Federal parliament this week passed laws that will subject non-Indigenous welfare recipients in the Northern Territory to income management for the first time. If the program is a success, the government will also extend the policy – which sees a proportion of a person’s welfare payment quarantined for essentials such as food – to other parts of Australia.
This historic shift puts one more nail in the coffin of passive welfare. There is now a bipartisan consensus about the need to make welfare more conditional. Income management also ends the discrimination towards Indigenous residents of the Northern Territory.
Yet the road ahead may still be rocky. The original policy, which was part of the Northern Territory Intervention, aimed to increase the consumption of healthy food and reduce the amount of welfare money spent on grog and drugs. On this front, the policy had reasonable success. But the government has now started trumpeting a much more ambitious claim that income management will reduce welfare dependence.
It will be difficult to measure the program’s effectiveness against such a broad criterion.

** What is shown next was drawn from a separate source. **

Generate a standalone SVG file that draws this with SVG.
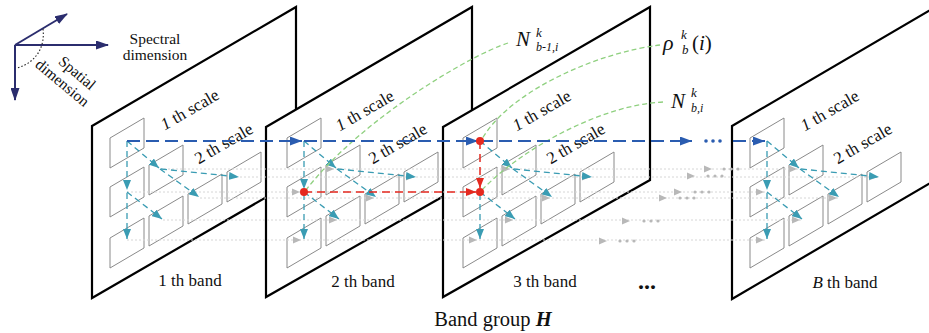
<svg xmlns="http://www.w3.org/2000/svg" xmlns:xlink="http://www.w3.org/1999/xlink" width="929" height="333" viewBox="0 0 929 333">
<style>
.panel{fill:#fff;stroke:#000;stroke-width:2.2;stroke-linejoin:miter}
.box{fill:none;stroke:#8a8a8a;stroke-width:1}
.t{font-family:"Liberation Serif","Times New Roman",serif;fill:#111}
.m{font-family:"Liberation Serif","Times New Roman",serif;fill:#111;font-style:italic}
.teal{fill:none;stroke:#3a9cb3;stroke-width:1.3;stroke-dasharray:6,4}
.blue{fill:none;stroke:#2a5cb0;stroke-width:2;stroke-dasharray:13,6}
.red{fill:none;stroke:#e5291f;stroke-width:1.5;stroke-dasharray:8,5}
.green{fill:none;stroke:#8fd07f;stroke-width:1.3;stroke-dasharray:5,3}
.gline{fill:none;stroke:#d6d6d6;stroke-width:1;stroke-dasharray:2,2}
.gtri{fill:#b8b8b8}
.gdot{fill:#b8b8b8}
.axis{fill:none;stroke:#2b2d6e;stroke-width:2}
</style>
<defs>
<path id="box" class="box" d="M0,0 l34,-20 v30 l-34,20 z"/>
<path id="gt" class="gtri" d="M-8,-3.5 L0,0 L-8,3.5 z"/>
<marker id="mTeal" markerUnits="userSpaceOnUse" viewBox="0 0 10 8" markerWidth="10" markerHeight="8" refX="10" refY="4" orient="auto"><path d="M0,0 L10,4 L0,8 z" fill="#3a9cb3"/></marker>
<marker id="mBlue" markerUnits="userSpaceOnUse" viewBox="0 0 12 9" markerWidth="12" markerHeight="9" refX="12" refY="4.5" orient="auto"><path d="M0,0 L12,4.5 L0,9 z" fill="#2a5cb0"/></marker>
<marker id="mRed" markerUnits="userSpaceOnUse" viewBox="0 0 10 8" markerWidth="10" markerHeight="8" refX="10" refY="4" orient="auto"><path d="M0,0 L10,4 L0,8 z" fill="#e5291f"/></marker>
<marker id="mNavy" markerUnits="userSpaceOnUse" viewBox="0 0 13 9" markerWidth="13" markerHeight="9" refX="12" refY="4.5" orient="auto"><path d="M0,0 L13,4.5 L0,9 z" fill="#2b2d6e"/></marker>
</defs>
<rect width="929" height="333" fill="#fff"/>

<g id="axes">
<line class="axis" x1="15" y1="45" x2="108" y2="45" marker-end="url(#mNavy)"/>
<line class="axis" x1="15" y1="45" x2="15" y2="100" marker-end="url(#mNavy)"/>
<line class="axis" x1="15" y1="45" x2="67" y2="14" marker-end="url(#mNavy)"/>
<path d="M43,29 C45,45 38,62 17,68" fill="none" stroke="#222" stroke-width="1.1" stroke-dasharray="1.5,2"/>
<text class="t" style="font-size:15.5px" x="155" y="44" text-anchor="middle">Spectral</text>
<text class="t" style="font-size:15.5px" x="155" y="60" text-anchor="middle">dimension</text>
<g transform="translate(69,78) rotate(40)">
<text class="t" style="font-size:15.5px" x="3" y="-4" text-anchor="middle">Spatial</text>
<text class="t" style="font-size:15.5px" x="-2" y="13" text-anchor="middle">dimension</text>
</g>
</g>

<g id="band1" class="t" style="font-size:17px">
<polygon class="panel" points="92,126 296,7 296,180 92,298"/>
<use href="#box" x="110" y="138"/><use href="#box" x="110" y="187"/><use href="#box" x="110" y="238"/>
<use href="#box" x="149" y="165"/><use href="#box" x="149" y="216"/><use href="#box" x="188" y="194"/><use href="#box" x="227" y="172"/>
<text transform="translate(190,110) rotate(-30)" x="0" y="5" text-anchor="middle"><tspan font-style="italic">1</tspan> th scale</text>
<text transform="translate(224,144) rotate(-30)" x="0" y="5" text-anchor="middle">2 th scale</text>
<text x="190" y="286" text-anchor="middle">1 th band</text>
</g>

<g id="band2" class="t" style="font-size:17px">
<polygon class="panel" points="266,127 472,7 472,180 266,297"/>
<use href="#box" x="287" y="138"/><use href="#box" x="287" y="187"/><use href="#box" x="287" y="238"/>
<use href="#box" x="326" y="165"/><use href="#box" x="326" y="216"/><use href="#box" x="365" y="194"/><use href="#box" x="404" y="172"/>
<text transform="translate(365,111) rotate(-30)" x="0" y="5" text-anchor="middle"><tspan font-style="italic">1</tspan> th scale</text>
<text transform="translate(398,144) rotate(-30)" x="0" y="5" text-anchor="middle">2 th scale</text>
<text x="363" y="287" text-anchor="middle">2 th band</text>
</g>

<g id="band3" class="t" style="font-size:17px">
<polygon class="panel" points="443,127 650,7 650,180 443,297"/>
<use href="#box" x="463" y="138"/><use href="#box" x="463" y="187"/><use href="#box" x="463" y="238"/>
<use href="#box" x="502" y="165"/><use href="#box" x="502" y="216"/><use href="#box" x="541" y="194"/><use href="#box" x="580" y="172"/>
<text transform="translate(542,111) rotate(-30)" x="0" y="5" text-anchor="middle"><tspan font-style="italic">1</tspan> th scale</text>
<text transform="translate(576,144) rotate(-30)" x="0" y="5" text-anchor="middle">2 th scale</text>
<text x="545" y="287" text-anchor="middle">3 th band</text>
</g>

<g id="bandB" class="t" style="font-size:17px">
<polygon class="panel" points="732,126 937,6 937,179 732,299"/>
<use href="#box" x="750" y="138"/><use href="#box" x="750" y="187"/><use href="#box" x="750" y="238"/>
<use href="#box" x="789" y="165"/><use href="#box" x="789" y="216"/><use href="#box" x="828" y="194"/><use href="#box" x="867" y="172"/>
<text transform="translate(830,111) rotate(-30)" x="0" y="5" text-anchor="middle"><tspan font-style="italic">1</tspan> th scale</text>
<text transform="translate(863,144) rotate(-30)" x="0" y="5" text-anchor="middle">2 th scale</text>
<text x="845" y="288" text-anchor="middle"><tspan font-style="italic">B</tspan> th band</text>
</g>

<g id="ellipsis">
<text class="t" style="font-size:24px;font-weight:bold" x="647" y="289" text-anchor="middle">...</text>
</g>

<g id="labels">
<text class="m" style="font-size:21px" x="516" y="46">N</text>
<text class="m" style="font-size:13px" x="536" y="37">k</text>
<text class="m" style="font-size:12px" x="536" y="51">b-1,i</text>
<text class="m" style="font-size:22px" x="663" y="50">ρ</text>
<text class="m" style="font-size:13px" x="681" y="39">k</text>
<text class="m" style="font-size:13px" x="682" y="54">b</text>
<text class="m" style="font-size:21px" x="692" y="50"><tspan font-style="normal">(</tspan>i<tspan font-style="normal">)</tspan></text>
<text class="m" style="font-size:21px" x="671" y="108">N</text>
<text class="m" style="font-size:13px" x="691" y="97">k</text>
<text class="m" style="font-size:12px" x="691" y="112">b,i</text>
<text class="t" style="font-size:20.5px" x="493" y="326" text-anchor="middle">Band group <tspan font-style="italic" font-weight="bold">H</tspan></text>
</g>

<g id="connectors">
<g id="gray">
<path class="gline" d="M160,169 H800 M240,177 H880 M127,192 H767 M200,198 H840 M163,220 H803 M127,240 H767"/>
<use href="#gt" x="334" y="169"/><use href="#gt" x="414" y="177"/><use href="#gt" x="300" y="192"/><use href="#gt" x="374" y="198"/><use href="#gt" x="337" y="220"/><use href="#gt" x="301" y="240"/>
<use href="#gt" x="510" y="169"/><use href="#gt" x="590" y="177"/><use href="#gt" x="476" y="192"/><use href="#gt" x="550" y="198"/><use href="#gt" x="513" y="220"/><use href="#gt" x="477" y="240"/>
<use href="#gt" x="797" y="169"/><use href="#gt" x="877" y="177"/><use href="#gt" x="764" y="192"/><use href="#gt" x="837" y="198"/><use href="#gt" x="800" y="220"/><use href="#gt" x="764" y="240"/>
<use href="#gt" x="712" y="169"/><use href="#gt" x="695" y="176"/><use href="#gt" x="682" y="192"/><use href="#gt" x="667" y="198"/><use href="#gt" x="630" y="221"/><use href="#gt" x="607" y="241"/>
<g class="gdot">
<circle cx="724" cy="169" r="1.6"/><circle cx="731" cy="169" r="1.6"/><circle cx="738" cy="169" r="1.6"/>
<circle cx="708" cy="176" r="1.6"/><circle cx="715" cy="176" r="1.6"/><circle cx="722" cy="176" r="1.6"/>
<circle cx="695" cy="192" r="1.6"/><circle cx="702" cy="192" r="1.6"/><circle cx="709" cy="192" r="1.6"/>
<circle cx="680" cy="198" r="1.6"/><circle cx="687" cy="198" r="1.6"/><circle cx="694" cy="198" r="1.6"/>
<circle cx="644" cy="221" r="1.6"/><circle cx="651" cy="221" r="1.6"/><circle cx="658" cy="221" r="1.6"/>
<circle cx="620" cy="241" r="1.6"/><circle cx="627" cy="241" r="1.6"/><circle cx="634" cy="241" r="1.6"/>
</g>
</g>
<g id="teal">
<path class="teal" d="M127,141 V190" marker-end="url(#mTeal)"/>
<path class="teal" d="M127,193 V239" marker-end="url(#mTeal)"/>
<path class="teal" d="M127,141 L159,168" marker-end="url(#mTeal)"/>
<path class="teal" d="M160,169 L199,197" marker-end="url(#mTeal)"/>
<path class="teal" d="M161,169 L239,177" marker-end="url(#mTeal)"/>
<path class="teal" d="M127,192 L162,219" marker-end="url(#mTeal)"/>

<path class="teal" d="M304,141 V189" marker-end="url(#mTeal)"/>
<path class="teal" d="M304,194 V239" marker-end="url(#mTeal)"/>
<path class="teal" d="M304,141 L336,168" marker-end="url(#mTeal)"/>
<path class="teal" d="M337,169 L376,197" marker-end="url(#mTeal)"/>
<path class="teal" d="M338,169 L416,177" marker-end="url(#mTeal)"/>
<path class="teal" d="M304,192 L339,219" marker-end="url(#mTeal)"/>

<path class="teal" d="M480,194 V239" marker-end="url(#mTeal)"/>
<path class="teal" d="M480,141 L512,168" marker-end="url(#mTeal)"/>
<path class="teal" d="M513,169 L552,197" marker-end="url(#mTeal)"/>
<path class="teal" d="M514,169 L592,177" marker-end="url(#mTeal)"/>
<path class="teal" d="M480,192 L515,219" marker-end="url(#mTeal)"/>

<path class="teal" d="M767,141 V190" marker-end="url(#mTeal)"/>
<path class="teal" d="M767,193 V239" marker-end="url(#mTeal)"/>
<path class="teal" d="M767,141 L799,168" marker-end="url(#mTeal)"/>
<path class="teal" d="M800,169 L839,197" marker-end="url(#mTeal)"/>
<path class="teal" d="M801,169 L879,177" marker-end="url(#mTeal)"/>
<path class="teal" d="M767,192 L802,219" marker-end="url(#mTeal)"/>
</g>
<g id="green">
<path class="green" d="M508,43 C470,55 360,120 306,190"/>
<path class="green" d="M660,45 C600,52 510,90 482,139"/>
<path class="green" d="M663,102 C600,105 520,150 482,190"/>
</g>
<g id="blue">
<path class="blue" d="M127,141 H302" marker-end="url(#mBlue)"/>
<path class="blue" d="M304,141 H478" marker-end="url(#mBlue)"/>
<path class="blue" d="M480,141 H692" marker-end="url(#mBlue)"/>
<circle cx="706" cy="141" r="1.8" fill="#2a5cb0"/><circle cx="713" cy="141" r="1.8" fill="#2a5cb0"/><circle cx="720" cy="141" r="1.8" fill="#2a5cb0"/>
<path class="blue" d="M733,141 H765" marker-end="url(#mBlue)"/>
</g>
<g id="red">
<path class="red" d="M304,192 H476" marker-end="url(#mRed)"/>
<path class="red" d="M480,141 V188" marker-end="url(#mRed)"/>
<circle cx="304" cy="192" r="4" fill="#e5291f"/>
<circle cx="480" cy="141" r="4" fill="#e5291f"/>
<circle cx="480" cy="192" r="4" fill="#e5291f"/>
</g>
</g>
</svg>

The phalanx of welfare organisations who have already come out fighting will use this to claim that the policy is ineffective. The government must make sure that income management doesn’t overpromise and under deliver.
Another danger is that extending the policy will give birth to yet another expensive, but ineffective, welfare bureaucracy. There is a risk that in trying to take a nuanced approach, so many exemptions will be granted that the policy becomes meaningless. Income management cannot be allowed to become an expensive toothless tiger.
Policies that suit remote Indigenous communities may not be right in an urban setting and vice versa. Qualifying for an exemption from income management may be difficult for some parents to meet – in many remote areas, there is no kindergarten or preschool in which to enrol your child to become exempt from income management for being ‘a good parent.’ There are so many variables between different communities that a one-size-fits-all approach may not work.
Minister Jenny Macklin must be prepared to change course if the program appears not to be delivering results and value for money.
It does appear though, that Macklin is aware of these risks. She plans to expand the program gradually and has built in a review process. But she must explain to the electorate that the policy is a work in progress and may be adjusted as time goes on.
Paternalistic solutions like income management may challenge liberal principles, but all agree that unconditional welfare has been an unmitigated disaster. While the risks of teething problems are high, income management has the potential to be a game-changer.